A prepayment penalty discourages borrowers from paying more or paying off the loan.
What is a guaranteed mortgage?
A guaranteed mortgage is a home loan guaranteed by a third party, often a government agency that will buy the debt from the lender and take responsibility for the loan if the borrower defaults. The value of the home secures the mortgage. If the borrower defaults, the lender can file a claim against the guarantor.
A guaranteed mortgage provides the lender a level of security. Guaranteed loans sometimes are given to risky borrowers who do not qualify for a mortgage but need the financial help. Or, they are given to homebuyers who do not have a large down payment saved and need to borrow up to 100 percent of the home’s value.

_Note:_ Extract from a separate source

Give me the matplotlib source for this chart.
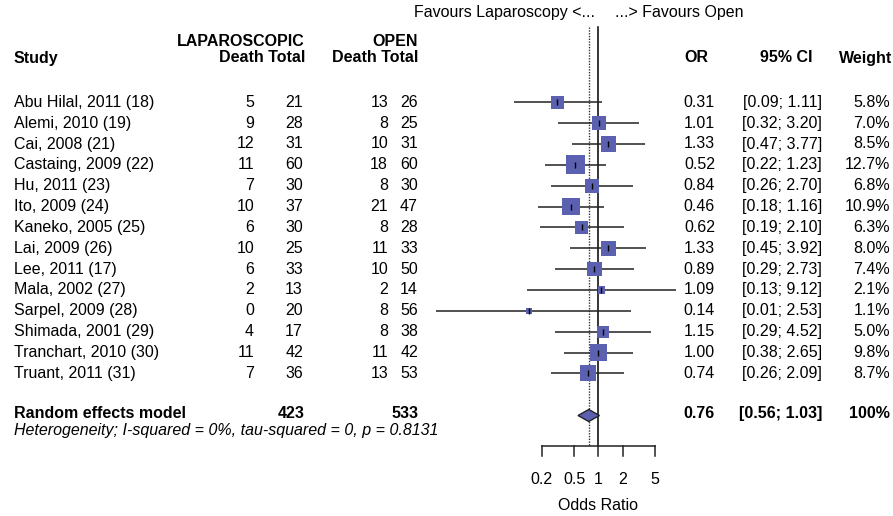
import numpy as np
import matplotlib.pyplot as plt

plt.rcParams['font.family'] = ['Liberation Sans', 'DejaVu Sans']

studies = ['Abu Hilal, 2011 (18)', 'Alemi, 2010 (19)', 'Cai, 2008 (21)', 'Castaing, 2009 (22)',
           'Hu, 2011 (23)', 'Ito, 2009 (24)', 'Kaneko, 2005 (25)', 'Lai, 2009 (26)',
           'Lee, 2011 (17)', 'Mala, 2002 (27)', 'Sarpel, 2009 (28)', 'Shimada, 2001 (29)',
           'Tranchart, 2010 (30)', 'Truant, 2011 (31)']
lap_death = [5, 9, 12, 11, 7, 10, 6, 10, 6, 2, 0, 4, 11, 7]
lap_total = [21, 28, 31, 60, 30, 37, 30, 25, 33, 13, 20, 17, 42, 36]
open_death = [13, 8, 10, 18, 8, 21, 8, 11, 10, 2, 8, 8, 11, 13]
open_total = [26, 25, 31, 60, 30, 47, 28, 33, 50, 14, 56, 38, 42, 53]
odds = [0.31, 1.01, 1.33, 0.52, 0.84, 0.46, 0.62, 1.33, 0.89, 1.09, 0.14, 1.15, 1.00, 0.74]
ci_lo = [0.09, 0.32, 0.47, 0.22, 0.26, 0.18, 0.19, 0.45, 0.29, 0.13, 0.01, 0.29, 0.38, 0.26]
ci_hi = [1.11, 3.20, 3.77, 1.23, 2.70, 1.16, 2.10, 3.92, 2.73, 9.12, 2.53, 4.52, 2.65, 2.09]
weight = [5.8, 7.0, 8.5, 12.7, 6.8, 10.9, 6.3, 8.0, 7.4, 2.1, 1.1, 5.0, 9.8, 8.7]

pooled = 0.76
pooled_lo = 0.56
pooled_hi = 1.03
pooled_lap_total = 423
pooled_open_total = 533
het_text = 'Heterogeneity; I-squared = 0%, tau-squared = 0, p = 0.8131'
xticks = [0.2, 0.5, 1, 2, 5]

W, H = 893, 516
sq_col = '#5c60b0'

fig = plt.figure(figsize=(W / 100, H / 100), dpi=100)

# text layer in pixel coords
tx = fig.add_axes([0, 0, 1, 1])
tx.set_xlim(0, W)
tx.set_ylim(H, 0)
tx.axis('off')

# forest layer, log scale
left_px, right_px = 420, 720
one_px, decade = 598.4, 81.0
ax = fig.add_axes([left_px / W, 0, (right_px - left_px) / W, 1])
ax.set_xscale('log')
ax.set_xlim(10 ** ((left_px - one_px) / decade), 10 ** ((right_px - one_px) / decade))
ax.set_ylim(H, 0)
ax.axis('off')

row0, step = 102.3, 20.85
rows = row0 + step * np.arange(len(studies))
y_sum = 415.5
y_axis = 446
fs = 11.5

# headers
tx.text(14, 58, 'Study', fontsize=fs, fontweight='bold', va='center')
tx.text(305, 41, 'LAPAROSCOPIC', fontsize=fs, fontweight='bold', va='center', ha='right')
tx.text(305, 58, 'Death Total', fontsize=fs, fontweight='bold', va='center', ha='right')
tx.text(418, 41, 'OPEN', fontsize=fs, fontweight='bold', va='center', ha='right')
tx.text(418, 58, 'Death Total', fontsize=fs, fontweight='bold', va='center', ha='right')
tx.text(708, 58, 'OR', fontsize=fs, fontweight='bold', va='center', ha='right')
tx.text(813, 58, '95% CI', fontsize=fs, fontweight='bold', va='center', ha='right')
tx.text(892, 58, 'Weight', fontsize=fs, fontweight='bold', va='center', ha='right')
tx.text(595, 13, 'Favours Laparoscopy <...', fontsize=fs, va='center', ha='right')
tx.text(615, 13, '...> Favours Open', fontsize=fs, va='center', ha='left')

for i, y in enumerate(rows):
    tx.text(14, y, studies[i], fontsize=fs, va='center')
    tx.text(254, y, str(lap_death[i]), fontsize=fs, va='center', ha='right')
    tx.text(303, y, str(lap_total[i]), fontsize=fs, va='center', ha='right')
    tx.text(388, y, str(open_death[i]), fontsize=fs, va='center', ha='right')
    tx.text(418, y, str(open_total[i]), fontsize=fs, va='center', ha='right')
    tx.text(715, y, '%.2f' % odds[i], fontsize=fs, va='center', ha='right')
    tx.text(822, y, '[%.2f; %.2f]' % (ci_lo[i], ci_hi[i]), fontsize=fs, va='center', ha='right')
    tx.text(890, y, '%.1f%%' % weight[i], fontsize=fs, va='center', ha='right')

tx.text(14, y_sum - 2, 'Random effects model', fontsize=fs, fontweight='bold', va='center')
tx.text(305, y_sum - 2, str(pooled_lap_total), fontsize=fs, fontweight='bold', va='center', ha='right')
tx.text(418, y_sum - 2, str(pooled_open_total), fontsize=fs, fontweight='bold', va='center', ha='right')
tx.text(715, y_sum - 2, '%.2f' % pooled, fontsize=fs, fontweight='bold', va='center', ha='right')
tx.text(822, y_sum - 2, '[%.2f; %.2f]' % (pooled_lo, pooled_hi), fontsize=fs, fontweight='bold', va='center', ha='right')
tx.text(890, y_sum - 2, '100%', fontsize=fs, fontweight='bold', va='center', ha='right')
tx.text(14, 431, het_text, fontsize=fs, fontstyle='italic', va='center')

# reference lines
ax.plot([1, 1], [27, y_axis], color='black', lw=1.1, zorder=1)
ax.plot([pooled, pooled], [27, y_axis], color='#333333', lw=1.0, ls=(0, (1, 1)), zorder=1)

# CIs, boxes, point ticks
ax.hlines(rows, ci_lo, ci_hi, color='#222222', lw=1.1, zorder=2)
side_pt = 5.33 * np.sqrt(weight) * 0.72
ax.scatter(odds, rows, marker='s', s=side_pt ** 2, color=sq_col, linewidths=0, zorder=3)
ax.scatter(odds, rows, marker='|', s=25, color='black', linewidths=1.0, zorder=4)

# diamond
h = 6
ax.fill([pooled_lo, pooled, pooled_hi, pooled], [y_sum, y_sum - h, y_sum, y_sum + h],
        facecolor=sq_col, edgecolor='#222222', lw=1.0, zorder=3)

# x axis
ax.plot([xticks[0], xticks[-1]], [y_axis, y_axis], color='#222222', lw=1.1)
for t in xticks:
    ax.plot([t, t], [y_axis, y_axis + 10], color='#222222', lw=1.1)
    ax.text(t, 480, '%g' % t, fontsize=fs, ha='center', va='center')
ax.text(1, 505, 'Odds Ratio', fontsize=fs, ha='center', va='center')

fig.savefig('out.png', dpi=100)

The guarantee gives the mortgage lender the confidence to grant the loan.
The most common types of guaranteed mortgages are those backed the federal government. The Federal Housing Administration (FHA) and the Department of Veterans Affairs (VA) are guarantors of mortgage loans.
If a borrower defaults on a mortgage guaranteed by the FHA or the VA, the agency steps in to offer the lender financial compensation. This often comes in the form of an insurance-like payment for any funds lost if the home cannot be sold to recoup the investment.
Guaranteed mortgage example
Sam, 24, wants to buy a house but has a sparse credit history. He also has little money saved for a down payment. Sam does not qualify for a regular mortgage loan, but he does qualify for a VA mortgage loan because he served three years in the U.S. Army and was honorably discharged.
The VA loan is a great fit for Sam because it does not require a down payment, there is no mortgage insurance, the credit requirements are flexible and the interest rate is competitive. There is, however, a funding fee because the VA is guaranteeing Sam’s mortgage. The guarantee of the federal government gives the mortgage lender enough security to agree to the loan.